Ce n’est faire preuve d’un optimisme irraisonné que de constater que cette démarche de déconstruction des déconstructeurs est de moins en moins l’apanage d’auteurs isolés, « vilains petits canards » qui prêchaient souvent dans le désert ou qui se voyaient réduits au silence par l’étouffoir médiatique. Il n’en reste pas moins que des analyses telles que celles d’Éric Zemmour demandent encore courage et pugnacité à leur auteur. On en veut pour preuve les nombreuses tentatives de déstabilisation, campagnes de diabolisation et anathèmes que lui valent ses ouvrages, ses articles dans la presse écrite et ses interventions radiophoniques ou télévisuelles.
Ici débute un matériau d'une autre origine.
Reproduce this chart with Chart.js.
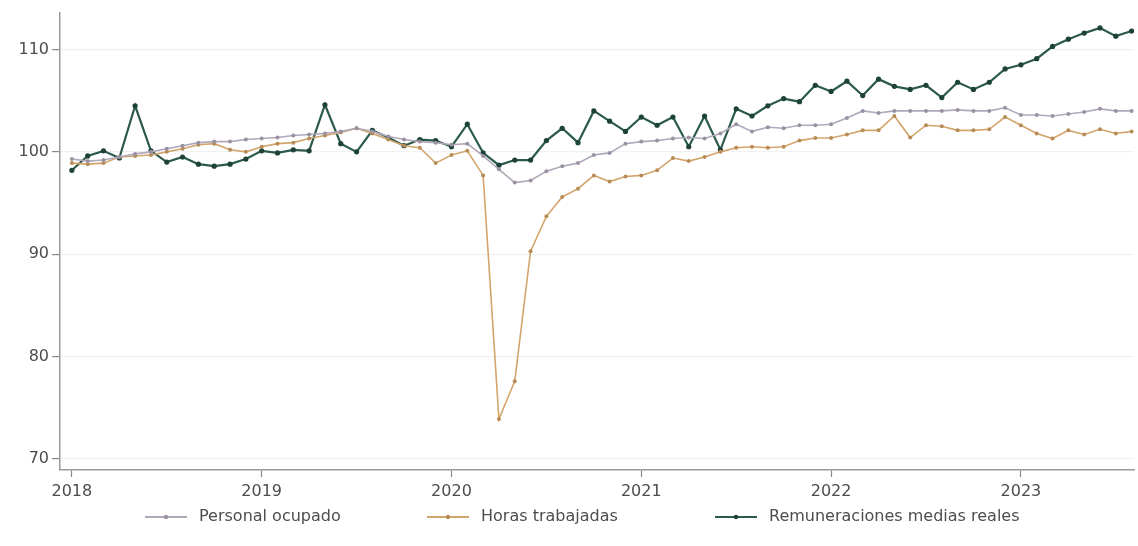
<!DOCTYPE html>
<html>
<head>
<meta charset="utf-8">
<script src="https://cdn.jsdelivr.net/npm/chart.js@4/dist/chart.umd.min.js"></script>
<style>
  html, body { margin: 0; padding: 0; background: #fff; }
  #wrap { width: 1138px; height: 546px; }
</style>
</head>
<body>
<div id="wrap"><canvas id="chart" width="1138" height="546"></canvas></div>
<script>
// Monthly index, Jan 2018 .. Aug 2023
const startYear = 2018;
const yearTicks = [2018, 2019, 2020, 2021, 2022, 2023];
const valueTicks = [70, 80, 90, 100, 110];

const personalOcupado = [
  99.3, 99.1, 99.2, 99.5, 99.8, 100.0, 100.3, 100.6, 100.9, 101.0, 101.0, 101.2,
  101.3, 101.4, 101.6, 101.7, 101.8, 102.0, 102.3, 102.0, 101.5, 101.2, 101.0, 100.9,
  100.7, 100.8, 99.6, 98.3, 97.0, 97.2, 98.1, 98.6, 98.9, 99.7, 99.9, 100.8,
  101.0, 101.1, 101.3, 101.4, 101.3, 101.8, 102.7, 102.0, 102.4, 102.3, 102.6, 102.6,
  102.7, 103.3, 104.0, 103.8, 104.0, 104.0, 104.0, 104.0, 104.1, 104.0, 104.0, 104.3,
  103.6, 103.6, 103.5, 103.7, 103.9, 104.2, 104.0, 104.0
];

const horasTrabajadas = [
  98.9, 98.8, 98.9, 99.5, 99.6, 99.7, 100.0, 100.3, 100.7, 100.8, 100.2, 100.0,
  100.5, 100.8, 100.9, 101.3, 101.6, 101.9, 102.3, 101.8, 101.2, 100.6, 100.4, 98.9,
  99.7, 100.1, 97.7, 73.9, 77.6, 90.3, 93.7, 95.6, 96.4, 97.7, 97.1, 97.6,
  97.7, 98.2, 99.4, 99.1, 99.5, 100.0, 100.4, 100.5, 100.4, 100.5, 101.1, 101.35,
  101.35, 101.7, 102.1, 102.1, 103.5, 101.4, 102.6, 102.5, 102.1, 102.1, 102.2, 103.4,
  102.6, 101.8, 101.3, 102.1, 101.7, 102.2, 101.8, 102.0
];

const remuneraciones = [
  98.2, 99.6, 100.1, 99.4, 104.5, 100.1, 99.0, 99.5, 98.8, 98.6, 98.8, 99.3,
  100.1, 99.9, 100.2, 100.1, 104.6, 100.8, 100.0, 102.1, 101.4, 100.6, 101.2, 101.1,
  100.5, 102.7, 99.9, 98.7, 99.2, 99.2, 101.1, 102.3, 100.9, 104.0, 103.0, 102.0,
  103.4, 102.6, 103.4, 100.5, 103.5, 100.2, 104.2, 103.5, 104.5, 105.2, 104.9, 106.5,
  105.9, 106.9, 105.5, 107.1, 106.4, 106.1, 106.5, 105.3, 106.8, 106.1, 106.8, 108.1,
  108.5, 109.1, 110.3, 111.0, 111.6, 112.1, 111.3, 111.8
];

const seriesNames = ["Personal ocupado", "Horas trabajadas", "Remuneraciones medias reales"];
const lineColors = ["#b1a8ba", "#d3a56c", "#2b5a4d"];
const dotColors = ["#9a91a4", "#b88c57", "#1d4238"];

const FONT = "'DejaVu Sans', sans-serif";
const TEXT = "#4d4d4d";

function toPoints(values) {
  return values.map((v, i) => ({ x: i, y: v }));
}

// legend row under the plot: short line with a dot, then the label
const legendItemX = [145, 427, 715];
const lineLegend = {
  id: "lineLegend",
  afterDraw(chart) {
    const ctx = chart.ctx;
    const y = 517;
    const sw = 42, gapText = 12;
    ctx.save();
    ctx.font = "16px " + FONT;
    ctx.textBaseline = "middle";
    chart.data.datasets.forEach((ds, i) => {
      const x = legendItemX[i];
      ctx.strokeStyle = ds.borderColor;
      ctx.lineWidth = 2;
      ctx.beginPath();
      ctx.moveTo(x, y);
      ctx.lineTo(x + sw, y);
      ctx.stroke();
      ctx.fillStyle = ds.pointBackgroundColor;
      ctx.beginPath();
      ctx.arc(x + sw / 2, y, 2.2, 0, Math.PI * 2);
      ctx.fill();
      ctx.fillStyle = TEXT;
      ctx.fillText(ds.label, x + sw + gapText, y);
    });
    ctx.restore();
  },
};

const datasets = [personalOcupado, horasTrabajadas, remuneraciones].map((vals, i) => ({
  label: seriesNames[i],
  data: toPoints(vals),
  borderColor: lineColors[i],
  pointBackgroundColor: dotColors[i],
  pointBorderColor: dotColors[i],
  borderWidth: i === 2 ? 2.2 : 1.6,
  pointRadius: i === 2 ? 2.6 : 2,
  pointBorderWidth: 0,
  tension: 0,
}));

new Chart(document.getElementById("chart"), {
  type: "line",
  data: { datasets },
  plugins: [lineLegend],
  options: {
    responsive: false,
    animation: false,
    layout: { padding: { left: 0, right: 0, top: 9, bottom: 45 } },
    scales: {
      x: {
        type: "linear",
        min: -0.75,
        max: 67.15,
        afterBuildTicks: (scale) => {
          scale.ticks = yearTicks.map((y) => ({ value: (y - startYear) * 12 }));
        },
        afterFit: (scale) => { scale.height = 31; },
        ticks: {
          color: TEXT,
          font: { family: FONT, size: 16 },
          padding: 5,
          maxRotation: 0,
          callback: (v) => String(startYear + Math.round(v / 12)),
        },
        grid: { drawOnChartArea: false, tickLength: 7, tickColor: "#888", tickWidth: 1.2 },
        border: { color: "#9a9a9a", width: 1.5 },
      },
      y: {
        min: 68.93,
        max: 113.6,
        afterBuildTicks: (scale) => {
          scale.ticks = valueTicks.map((v) => ({ value: v }));
        },
        afterFit: (scale) => { scale.width = 60; },
        ticks: {
          color: TEXT,
          font: { family: FONT, size: 16 },
          padding: 3,
        },
        grid: { color: "#f1f1f1", lineWidth: 1.2, tickLength: 8, tickColor: "#888", tickWidth: 1.2 },
        border: { color: "#9a9a9a", width: 1.5 },
      },
    },
    plugins: {
      legend: { display: false },
      tooltip: { enabled: false },
    },
  },
});
</script>
</body>
</html>
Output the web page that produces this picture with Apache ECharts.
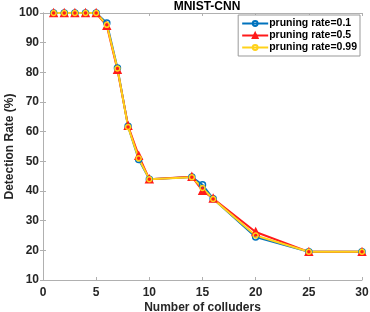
<!DOCTYPE html>
<html>
<head>
<meta charset="utf-8">
<script src="https://cdn.jsdelivr.net/npm/echarts@6/dist/echarts.min.js"></script>
<style>
  html, body { margin: 0; padding: 0; background: #fff; }
  #chart { width: 370px; height: 312px; }
</style>
</head>
<body>
<div id="chart"></div>
<script>
const colluders = [1, 2, 3, 4, 5, 6, 7, 8, 9, 10, 14, 15, 16, 20, 25, 30]
const rate01 = [100, 100, 100, 100, 100, 96.6, 81.5, 61.8, 50.6, 44.0, 44.7, 42.1, 37.4, 24.5, 19.5, 19.5]
const rate05 = [100, 100, 100, 100, 100, 95.7, 80.9, 62.0, 51.9, 44.0, 44.8, 40.1, 37.5, 26.2, 19.5, 19.5]
const rate099 = [100, 100, 100, 100, 100, 96.0, 81.3, 61.6, 51.0, 44.0, 44.6, 41.0, 37.3, 25.0, 19.5, 19.5]

const font = 'Liberation Sans'
const axisGray = '#b0b0b0'
const textDark = '#262626'

function pairs (ys) {
  return colluders.map((x, i) => [x, ys[i]])
}

function lineSeries (name, ys, color, symbol, size, filled) {
  return {
    name: name,
    type: 'line',
    data: pairs(ys),
    symbol: symbol,
    symbolSize: size,
    showAllSymbol: true,
    lineStyle: { color: color, width: 2 },
    itemStyle: {
      color: filled ? color : 'transparent',
      borderColor: color,
      borderWidth: 1.5
    },
    emphasis: { disabled: true },
    animation: false
  }
}

const chart = echarts.init(document.getElementById('chart'))

chart.setOption({
  animation: false,
  title: {
    text: 'MNIST-CNN',
    left: 202,
    textAlign: 'center',
    top: -4,
    textStyle: { fontFamily: font, fontSize: 12, fontWeight: 'bold', color: '#000' }
  },
  grid: { left: 43, right: 8, top: 13, bottom: 32, outerBoundsMode: 'none' },
  legend: {
    right: 10,
    top: 15,
    orient: 'vertical',
    itemGap: 1,
    itemWidth: 26,
    itemHeight: 6,
    padding: [3, 3, 3, 3],
    backgroundColor: '#fff',
    borderColor: '#999',
    borderWidth: 1,
    borderRadius: 0,
    textStyle: { fontFamily: font, fontSize: 10.5, fontWeight: 'bold', color: '#000', padding: [0, 0, 0, -4] },
    data: ['pruning rate=0.1', 'pruning rate=0.5', 'pruning rate=0.99']
  },
  xAxis: [{
    type: 'value',
    min: 0,
    max: 30,
    interval: 5,
    name: 'Number of colluders',
    nameLocation: 'middle',
    nameGap: 22,
    nameMoveOverlap: false,
    nameTextStyle: { fontFamily: font, fontSize: 12, fontWeight: 'bold', color: textDark },
    axisLine: { show: true, lineStyle: { color: axisGray, width: 1 } },
    axisTick: { show: true, inside: true, length: 3, lineStyle: { color: axisGray } },
    axisLabel: { fontFamily: font, fontSize: 12, fontWeight: 'bold', color: textDark, margin: 7 },
    splitLine: { show: false }
  }, {
    type: 'value',
    position: 'top',
    min: 0,
    max: 30,
    interval: 5,
    axisLine: { show: true, lineStyle: { color: axisGray, width: 1 } },
    axisTick: { show: true, inside: true, length: 3, lineStyle: { color: axisGray } },
    axisLabel: { show: false },
    splitLine: { show: false }
  }],
  yAxis: [{
    type: 'value',
    min: 10,
    max: 100,
    interval: 10,
    name: 'Detection Rate (%)',
    nameLocation: 'middle',
    nameGap: 27,
    nameMoveOverlap: false,
    nameTextStyle: { fontFamily: font, fontSize: 12, fontWeight: 'bold', color: textDark },
    axisLine: { show: true, lineStyle: { color: axisGray, width: 1 } },
    axisTick: { show: true, inside: true, length: 3, lineStyle: { color: axisGray } },
    axisLabel: { fontFamily: font, fontSize: 12, fontWeight: 'bold', color: textDark, margin: 4 },
    splitLine: { show: false }
  }, {
    type: 'value',
    position: 'right',
    min: 10,
    max: 100,
    interval: 10,
    axisLine: { show: true, lineStyle: { color: axisGray, width: 1 } },
    axisTick: { show: true, inside: true, length: 3, lineStyle: { color: axisGray } },
    axisLabel: { show: false },
    splitLine: { show: false }
  }],
  series: [
    lineSeries('pruning rate=0.1', rate01, '#0072BD', 'circle', 6, false),
    lineSeries('pruning rate=0.5', rate05, '#FF1A1A', 'triangle', 7, true),
    lineSeries('pruning rate=0.99', rate099, '#FFD21A', 'circle', 5, false)
  ]
})
</script>
</body>
</html>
On ne saurait donc trop saluer et recommander cet ouvrage passionnant de la première à la dernière ligne. Il nous aide à comprendre comment et par qui la France en est arrivée là, et la compréhension du passé est un premier pas vers l’espérance d’un futur mieux maîtrisé.
Bernard Mazin
05/10/2014
Éric Zemmour, Le Suicide français, Ed. Albin Michel, Collection Essais, octobre 2014, 544 pages.
Notes
(1) Sur le détournement par la gauche de la notion de « valeurs de la République » on se reportera utilement au remarquable ouvrage de Paul-François Paoli, Malaise de l’Occident, Editions Pierre-Guillaume de Roux, 2014, qui a fait l’objet d’un commentaire de Bruno Guillard sur le site en mai dernier, et dont on ne saurait trop conseiller à nouveau la lecture.
(2) Sur la gauche et le progressisme, on lira avec profit l’ouvrage de Jean-Claude Michéa, Le Complexe d’Orphée, Ed. Flammarion, Collection Climats, 2013, 357 pages.